Mallinson also suggested that Sprint was given a handful of bad- credit customers because while Nextel was dressing itself up for sale, it was not as diligent in flushing out poor customers as it should have been.

“As a result, the iDEN operation is nothing like as valuable as it was at time of acquisition,” Mallinson said.

This, along with many other factors, has spurred speculation that the carrier is planning to sell the iDEN network. A recent letter from Hesse to Keith Cowan,
president of Sprint Nextel’s strategic planning, indicated some sort of eventual transaction, saying Cowan would be paid $1 million upon Sprint Nextel’s approval of the “strategic resolution of the iDEN network.”

Sprint Nextel spokesman James Fisher said strategic resolution doesn’t necessarily mean selling the network, but it is an option. “We are looking at every strategic option for the iDEN network including improvements, investments, partnerships or divestments.”

A CNBC report said Sprint Nextel is already in talks to sell the network to former Nextel Communications Inc. subsidiary NII Holdings Inc. or to private-equity investors.

Other interested groups could include the public-safety community, but Sprint Nextel’s latest iteration of the iDEN network was not constructed to handle the possible load capacity of the public-safety community.

The decision to sell may be the easy part. Finding a buyer may prove challenging. Roger Entner, an analyst at IAG, said there are issues surrounding the iDEN network that make it unattractive. “Saying they want to sell it is one thing; somebody wanting to buy it is another,” Entner said. “I think they are stuck with it. They wanted to merge and now they are really merged.”

If Sprint Nextel does decide to sell and can manage to nab a buyer, it’s also likely the carrier won’t sling a large profit. Pali Research said Sprint Nextel would have to sell the iDEN network for around $5 billion, a fraction of the $35 billion the carrier initially paid for Nextel.

Plus, Sprint Nextel has been pushing to migrate iDEN customers to the CDMA network, providing newer, data-rich phones and plans for the push-to-talk community. If sold, this transition might not happen. Mallinson said that 50% of PTT customers are loyal to iDEN because of the PTT features. “If they’re not using the button, they’re very vulnerable to churn,” Mallinson said.

He went on to question what any potential buyer would do with the iDEN network. The business wouldn’t be successful as a standalone network, he said, and is only valuable as part of Sprint Nextel.

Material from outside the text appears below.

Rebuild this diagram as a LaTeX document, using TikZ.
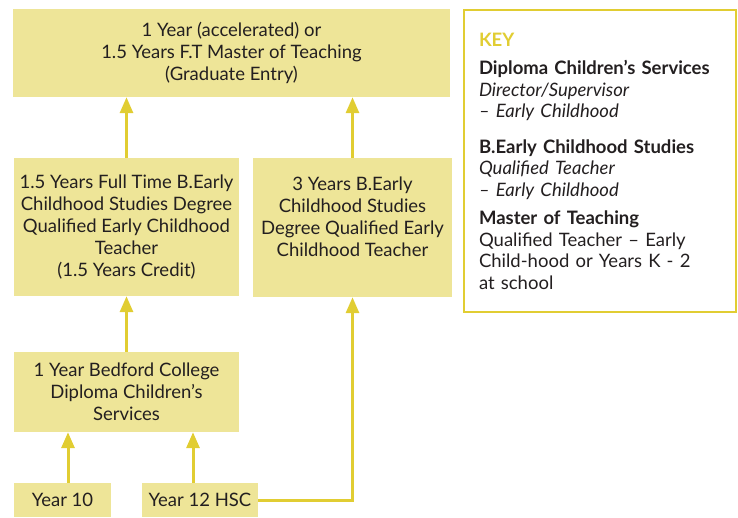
\documentclass[tikz,border=0pt]{standalone}
\usepackage{fontspec}
\setmainfont{Lato}
\usepackage{xcolor}
\usetikzlibrary{arrows.meta}

\definecolor{boxfill}{RGB}{238,229,152}
\definecolor{pathyellow}{RGB}{225,205,50}
\definecolor{inkgray}{RGB}{35,31,32}

\tikzset{
  stagebox/.style={fill=boxfill, text=inkgray, align=center, inner sep=0pt,
    font=\fontsize{18.5}{22}\selectfont},
  uparrow/.style={pathyellow, line width=3pt, -{Triangle[width=13pt,length=16pt]}},
}

\begin{document}
\begin{tikzpicture}[x=1pt, y=-1pt]

\useasboundingbox (0,0) rectangle (738,517);

% study boxes
\node[stagebox, minimum width=437pt, minimum height=88pt] (mteach) at (231.5,53)
  {1 Year (accelerated) or\\1.5 Years F.T Master of Teaching\\(Graduate Entry)};
\node[stagebox, minimum width=225pt, minimum height=138pt] (becsp) at (126.5,227)
  {1.5 Years Full Time B.Early\\Childhood Studies Degree\\Qualified Early Childhood\\Teacher\\(1.5 Years Credit)};
\node[stagebox, minimum width=199pt, minimum height=139pt] (becs) at (352.5,227.5)
  {3 Years B.Early\\Childhood Studies\\Degree Qualified Early\\Childhood Teacher\\ \mbox{}};
\node[stagebox, minimum width=225pt, minimum height=80pt] (dipl) at (126.5,392)
  {1 Year Bedford College\\Diploma Children's\\Services};
\node[stagebox, minimum width=97pt, minimum height=34pt] (yr10) at (62.5,500) {Year 10};
\node[stagebox, minimum width=116pt, minimum height=34pt] (yr12) at (200,500) {Year 12 HSC};

% pathways
\draw[uparrow] (becsp.north) -- (becsp.north |- mteach.south);
\draw[uparrow] (becs.north) -- (becs.north |- mteach.south);
\draw[uparrow] (dipl.north) -- (becsp.south);
\draw[uparrow] ([xshift=5.5pt]yr10.north) -- ([xshift=5.5pt]yr10.north |- dipl.south);
\draw[uparrow] ([xshift=-7pt]yr12.north) -- ([xshift=-7pt]yr12.north |- dipl.south);
\draw[uparrow] (yr12.east) -| (becs.south);

% key
\node[draw=pathyellow, line width=2pt, fill=white, text=inkgray, align=left,
  text width=242pt, minimum width=272pt, minimum height=302pt, inner xsep=15pt,
  font=\fontsize{18.5}{21.5}\selectfont] (key) at (600,161)
  {{\color{pathyellow}\bfseries KEY}\\[7pt]
   \textbf{Diploma Children's Services}\\
   \textit{Director/Supervisor}\\
   \textit{-- Early Childhood}\\[14pt]
   \textbf{B.Early Childhood Studies}\\
   \textit{Qualified Teacher}\\
   \textit{-- Early Childhood}\\[7pt]
   \textbf{Master of Teaching}\\
   Qualified Teacher -- Early\\
   Child-hood or Years K - 2\\
   at school};

\end{tikzpicture}
\end{document}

“There is no other migration path than what Sprint is pursuing with CDMA,” Mallinson said. “iDEN does not support high-speed data and doesn’t have that kind of evolution, so what else would someone do with it? That’s going to be the problem.”

Financial foible

The carrier is also trying to straighten out its finances. Sprint Nextel announced on Aug. 6 plans to offer $3 billion of convertible stock, only to then retract the offer the very next day, citing poor market conditions.